#ubuntu-arb 2012-09-17
<highvoltage> hey ajmitch
<highvoltage> (about to go to bed this side though)
<ajmitch> already? :)
<highvoltage> hehe, yeah tomorrow is a school day :)
<ajmitch> kids these days
<ajmitch> did you see that rbelem has ubuntu booting to X on his zatab?
<stgraber> yeah, "his" ;) still need to have someone figure out what's different between pre-prod and prod
<stgraber> well, we have some ideas of what's the difference but someone needs to find time to figure that stuff out
<dholbach> good morning
<mhall119> ajmitch: ping
#ubuntu-arb 2012-09-18
<ajmitch> mhall119: pong
<mhall119> ajmitch: hey, I was wondering if you had a chance to look at the build systems used by ARB apps
<ajmitch> mhall119: not in any detail yet, it'll take some time to grab them all & get some basic stats collated
<dholbach> good morning
<coolbhavi> dpm, mhall119 good noon!
<coolbhavi> does anyone know until when the ARB restaffing effort is open?
<coolbhavi> hey dpm
<coolbhavi> dpm, pm?
<dpm> hey coolbhavi, sure, go for it
#ubuntu-arb 2012-09-19
<dholbach> good morning
#ubuntu-arb 2012-09-20
<dholbach> good morning
<mhall119> ajmitch: wendar: stgraber: is there any way to get feedback from ARB app developers on whether or not they've noticed an increase in users after being published to USC?

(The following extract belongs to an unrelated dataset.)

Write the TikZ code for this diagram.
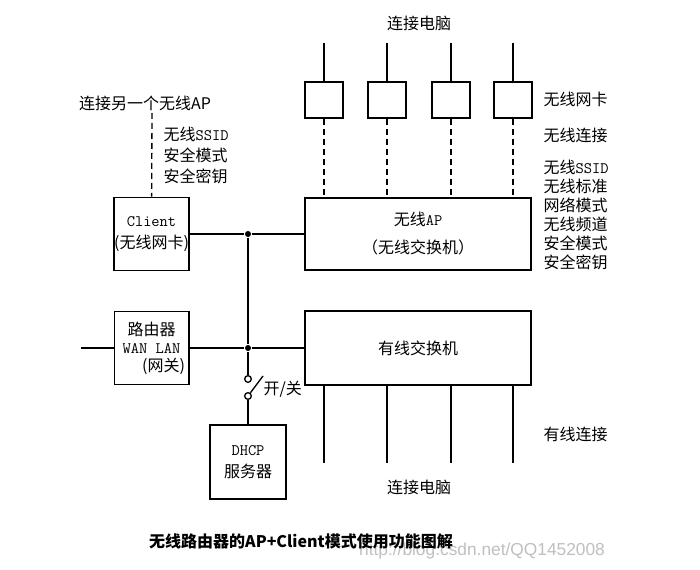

<wendar> mhall119: I'd just email them and ask
<wendar> mhall119: there aren't any survey tools in MyApps, but then there also aren't a huge number of developers who have been published
<mhall119> I wasn't sure if you had a mailing list for them or something
<wendar> the mailing list is ubuntu-app-devel
<mhall119> but people who submit apps aren't automatically subscribed to that are they?
<wendar> but, I can't guarantee whether the developers have subscribed
<wendar> right, it's optional
<mhall119> right, and it'll go to a bunch of people who don't have apps published
<wendar> and, there are plenty of subscribers who haven't submitted yet
<wendar> yup
#ubuntu-arb 2012-09-21
<dholbach> good morning